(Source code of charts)
- - - - -

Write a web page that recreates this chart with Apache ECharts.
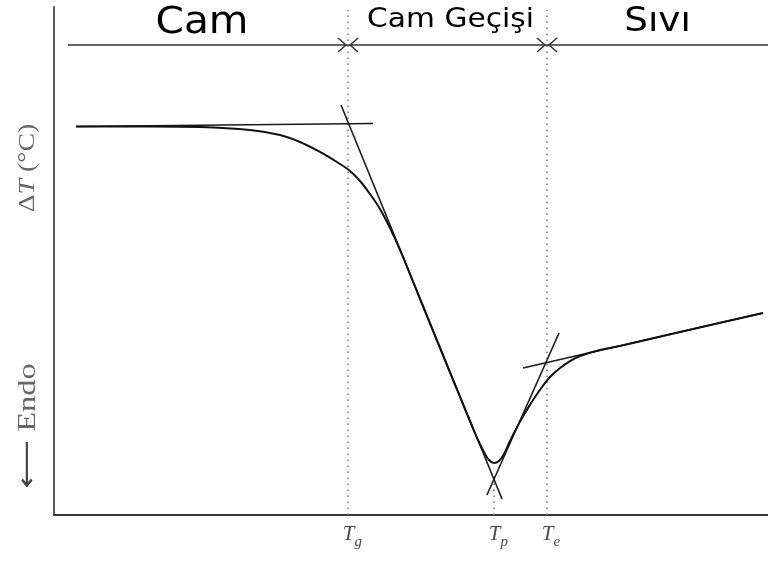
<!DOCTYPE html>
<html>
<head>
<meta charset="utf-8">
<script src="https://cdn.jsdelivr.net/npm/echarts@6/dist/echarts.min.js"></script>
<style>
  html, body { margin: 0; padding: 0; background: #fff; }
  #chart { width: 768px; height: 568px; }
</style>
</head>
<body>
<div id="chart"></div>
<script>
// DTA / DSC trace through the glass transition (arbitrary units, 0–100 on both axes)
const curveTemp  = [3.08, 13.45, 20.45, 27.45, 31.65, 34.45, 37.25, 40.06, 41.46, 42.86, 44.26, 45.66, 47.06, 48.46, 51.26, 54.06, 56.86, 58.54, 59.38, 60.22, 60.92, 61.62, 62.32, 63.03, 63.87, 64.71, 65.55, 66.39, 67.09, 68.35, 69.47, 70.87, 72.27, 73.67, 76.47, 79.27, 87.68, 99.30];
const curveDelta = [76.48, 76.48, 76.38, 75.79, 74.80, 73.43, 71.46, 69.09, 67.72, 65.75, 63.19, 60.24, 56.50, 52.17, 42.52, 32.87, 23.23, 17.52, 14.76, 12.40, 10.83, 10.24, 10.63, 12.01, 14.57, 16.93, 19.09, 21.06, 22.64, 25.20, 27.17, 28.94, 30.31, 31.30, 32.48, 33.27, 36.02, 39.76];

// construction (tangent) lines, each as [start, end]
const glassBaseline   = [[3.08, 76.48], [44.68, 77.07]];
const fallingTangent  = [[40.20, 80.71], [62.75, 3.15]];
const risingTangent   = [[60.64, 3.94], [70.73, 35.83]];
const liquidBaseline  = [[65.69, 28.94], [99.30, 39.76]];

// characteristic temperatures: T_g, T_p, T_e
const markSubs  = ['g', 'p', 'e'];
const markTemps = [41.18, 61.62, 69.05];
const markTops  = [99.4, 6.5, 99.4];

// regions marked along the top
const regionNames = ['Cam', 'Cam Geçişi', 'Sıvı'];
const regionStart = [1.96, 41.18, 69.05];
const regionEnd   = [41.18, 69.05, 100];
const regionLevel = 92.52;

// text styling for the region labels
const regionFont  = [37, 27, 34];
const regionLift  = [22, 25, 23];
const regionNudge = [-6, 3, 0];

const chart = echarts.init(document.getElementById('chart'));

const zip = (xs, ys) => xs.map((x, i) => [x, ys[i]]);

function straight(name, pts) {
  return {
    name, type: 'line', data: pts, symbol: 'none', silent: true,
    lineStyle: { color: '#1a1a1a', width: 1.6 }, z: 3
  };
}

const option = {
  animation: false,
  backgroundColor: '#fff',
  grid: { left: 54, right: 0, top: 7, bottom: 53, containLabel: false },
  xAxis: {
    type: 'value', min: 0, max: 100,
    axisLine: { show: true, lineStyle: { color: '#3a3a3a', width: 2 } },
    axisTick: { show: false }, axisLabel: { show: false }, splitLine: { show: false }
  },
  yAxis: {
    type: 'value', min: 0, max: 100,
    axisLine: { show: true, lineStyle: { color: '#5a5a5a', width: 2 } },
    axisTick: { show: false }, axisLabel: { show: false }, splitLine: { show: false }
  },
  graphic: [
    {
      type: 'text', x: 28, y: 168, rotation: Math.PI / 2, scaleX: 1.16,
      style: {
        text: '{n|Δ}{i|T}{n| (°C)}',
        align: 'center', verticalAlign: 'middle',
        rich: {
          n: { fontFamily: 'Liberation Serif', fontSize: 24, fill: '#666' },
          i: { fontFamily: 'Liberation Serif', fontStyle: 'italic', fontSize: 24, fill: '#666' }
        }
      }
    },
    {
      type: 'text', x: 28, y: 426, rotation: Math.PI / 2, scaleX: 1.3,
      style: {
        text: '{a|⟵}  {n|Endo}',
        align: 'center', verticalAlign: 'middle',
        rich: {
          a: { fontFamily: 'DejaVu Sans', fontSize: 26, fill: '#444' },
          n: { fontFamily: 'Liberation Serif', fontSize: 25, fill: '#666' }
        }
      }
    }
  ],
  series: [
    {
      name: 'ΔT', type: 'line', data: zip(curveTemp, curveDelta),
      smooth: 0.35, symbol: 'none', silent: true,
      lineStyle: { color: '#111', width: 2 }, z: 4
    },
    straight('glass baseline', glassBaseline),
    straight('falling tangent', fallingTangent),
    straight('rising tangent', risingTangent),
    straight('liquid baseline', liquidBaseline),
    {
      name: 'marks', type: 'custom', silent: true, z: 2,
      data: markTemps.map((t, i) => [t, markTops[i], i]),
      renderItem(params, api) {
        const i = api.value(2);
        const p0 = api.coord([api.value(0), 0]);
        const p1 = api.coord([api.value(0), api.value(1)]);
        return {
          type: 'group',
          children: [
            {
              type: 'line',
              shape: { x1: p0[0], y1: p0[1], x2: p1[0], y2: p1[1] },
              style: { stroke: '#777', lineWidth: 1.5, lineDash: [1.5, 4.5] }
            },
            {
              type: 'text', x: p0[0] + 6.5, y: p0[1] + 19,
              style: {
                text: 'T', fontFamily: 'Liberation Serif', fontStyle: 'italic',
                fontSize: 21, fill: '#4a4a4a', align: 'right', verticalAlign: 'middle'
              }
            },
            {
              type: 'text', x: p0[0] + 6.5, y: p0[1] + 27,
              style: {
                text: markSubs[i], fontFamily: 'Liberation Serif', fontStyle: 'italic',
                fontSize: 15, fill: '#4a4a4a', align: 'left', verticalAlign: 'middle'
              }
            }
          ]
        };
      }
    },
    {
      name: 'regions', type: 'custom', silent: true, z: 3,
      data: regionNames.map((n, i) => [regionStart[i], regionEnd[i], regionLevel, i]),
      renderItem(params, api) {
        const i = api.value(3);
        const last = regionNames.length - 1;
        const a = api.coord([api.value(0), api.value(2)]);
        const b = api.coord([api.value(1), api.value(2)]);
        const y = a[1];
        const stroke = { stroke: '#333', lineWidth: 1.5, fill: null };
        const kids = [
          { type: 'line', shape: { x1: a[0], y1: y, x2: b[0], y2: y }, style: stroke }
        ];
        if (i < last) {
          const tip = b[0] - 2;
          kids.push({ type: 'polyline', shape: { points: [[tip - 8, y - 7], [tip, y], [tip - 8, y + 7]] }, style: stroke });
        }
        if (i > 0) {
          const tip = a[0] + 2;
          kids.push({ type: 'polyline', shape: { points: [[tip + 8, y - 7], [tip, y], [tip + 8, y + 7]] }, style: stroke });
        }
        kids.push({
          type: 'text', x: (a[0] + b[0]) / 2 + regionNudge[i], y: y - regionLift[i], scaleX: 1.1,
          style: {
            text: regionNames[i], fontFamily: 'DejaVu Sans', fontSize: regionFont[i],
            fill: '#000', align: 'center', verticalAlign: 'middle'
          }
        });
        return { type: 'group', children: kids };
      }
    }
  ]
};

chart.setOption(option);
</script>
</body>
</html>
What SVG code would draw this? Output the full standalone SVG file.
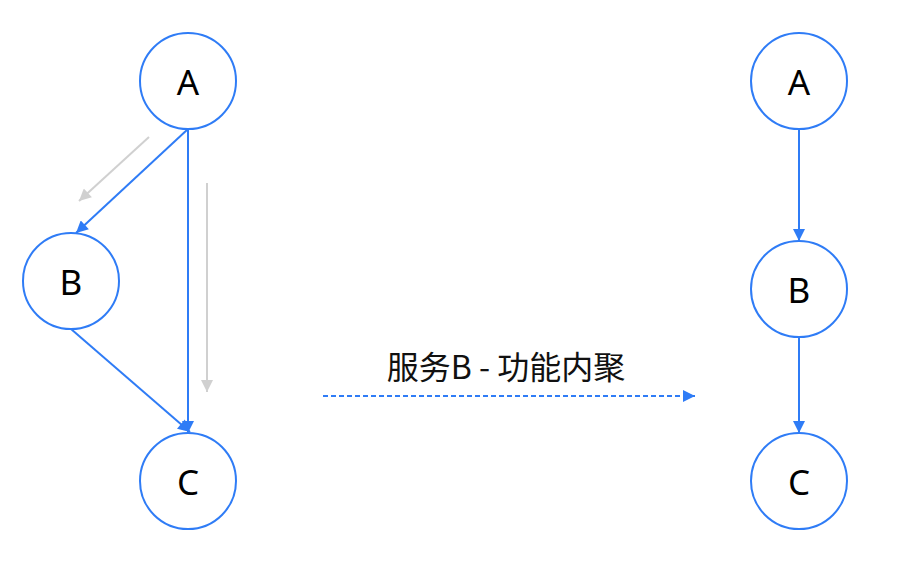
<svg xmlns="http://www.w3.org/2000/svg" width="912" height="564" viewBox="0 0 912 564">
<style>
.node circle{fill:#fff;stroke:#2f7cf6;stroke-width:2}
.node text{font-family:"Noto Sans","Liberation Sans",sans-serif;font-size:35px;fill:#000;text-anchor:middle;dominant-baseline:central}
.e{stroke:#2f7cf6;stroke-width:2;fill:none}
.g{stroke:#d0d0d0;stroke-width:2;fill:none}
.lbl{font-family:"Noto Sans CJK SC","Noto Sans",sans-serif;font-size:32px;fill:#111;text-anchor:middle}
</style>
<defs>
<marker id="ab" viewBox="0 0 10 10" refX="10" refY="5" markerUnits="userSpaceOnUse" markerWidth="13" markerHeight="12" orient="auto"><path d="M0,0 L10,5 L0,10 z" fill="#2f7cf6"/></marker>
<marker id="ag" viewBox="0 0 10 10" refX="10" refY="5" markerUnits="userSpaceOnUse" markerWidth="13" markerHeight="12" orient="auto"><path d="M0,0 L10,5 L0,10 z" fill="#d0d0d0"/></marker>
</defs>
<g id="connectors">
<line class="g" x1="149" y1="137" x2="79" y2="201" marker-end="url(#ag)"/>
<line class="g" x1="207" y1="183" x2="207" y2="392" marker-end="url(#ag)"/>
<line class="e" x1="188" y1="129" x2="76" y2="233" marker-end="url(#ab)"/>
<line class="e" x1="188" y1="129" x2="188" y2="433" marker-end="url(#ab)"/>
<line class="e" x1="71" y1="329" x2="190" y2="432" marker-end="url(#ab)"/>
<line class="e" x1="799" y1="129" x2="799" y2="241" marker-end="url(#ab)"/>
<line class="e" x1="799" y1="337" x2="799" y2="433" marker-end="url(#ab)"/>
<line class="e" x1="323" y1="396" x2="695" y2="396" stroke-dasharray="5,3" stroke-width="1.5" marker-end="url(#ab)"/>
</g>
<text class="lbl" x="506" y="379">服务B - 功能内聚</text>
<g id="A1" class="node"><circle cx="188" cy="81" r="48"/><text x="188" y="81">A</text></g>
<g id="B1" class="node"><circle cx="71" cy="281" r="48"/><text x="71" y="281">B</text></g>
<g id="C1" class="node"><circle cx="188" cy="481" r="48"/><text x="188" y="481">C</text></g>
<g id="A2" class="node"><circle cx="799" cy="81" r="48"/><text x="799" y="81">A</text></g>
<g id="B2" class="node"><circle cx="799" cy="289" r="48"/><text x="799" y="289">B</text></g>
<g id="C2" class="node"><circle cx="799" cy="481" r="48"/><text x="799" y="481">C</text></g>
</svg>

- - - - -

Exercise description: Write out nothing but the lines from the start of the data through the line with "[99.4, 6.5, 99.4];". Leave out the pictures.

Solution:
Write a web page that recreates this chart with Apache ECharts.
<!DOCTYPE html>
<html>
<head>
<meta charset="utf-8">
<script src="https://cdn.jsdelivr.net/npm/echarts@6/dist/echarts.min.js"></script>
<style>
  html, body { margin: 0; padding: 0; background: #fff; }
  #chart { width: 768px; height: 568px; }
</style>
</head>
<body>
<div id="chart"></div>
<script>
// DTA / DSC trace through the glass transition (arbitrary units, 0–100 on both axes)
const curveTemp  = [3.08, 13.45, 20.45, 27.45, 31.65, 34.45, 37.25, 40.06, 41.46, 42.86, 44.26, 45.66, 47.06, 48.46, 51.26, 54.06, 56.86, 58.54, 59.38, 60.22, 60.92, 61.62, 62.32, 63.03, 63.87, 64.71, 65.55, 66.39, 67.09, 68.35, 69.47, 70.87, 72.27, 73.67, 76.47, 79.27, 87.68, 99.30];
const curveDelta = [76.48, 76.48, 76.38, 75.79, 74.80, 73.43, 71.46, 69.09, 67.72, 65.75, 63.19, 60.24, 56.50, 52.17, 42.52, 32.87, 23.23, 17.52, 14.76, 12.40, 10.83, 10.24, 10.63, 12.01, 14.57, 16.93, 19.09, 21.06, 22.64, 25.20, 27.17, 28.94, 30.31, 31.30, 32.48, 33.27, 36.02, 39.76];

// construction (tangent) lines, each as [start, end]
const glassBaseline   = [[3.08, 76.48], [44.68, 77.07]];
const fallingTangent  = [[40.20, 80.71], [62.75, 3.15]];
const risingTangent   = [[60.64, 3.94], [70.73, 35.83]];
const liquidBaseline  = [[65.69, 28.94], [99.30, 39.76]];

// characteristic temperatures: T_g, T_p, T_e
const markSubs  = ['g', 'p', 'e'];
const markTemps = [41.18, 61.62, 69.05];
const markTops  = [99.4, 6.5, 99.4];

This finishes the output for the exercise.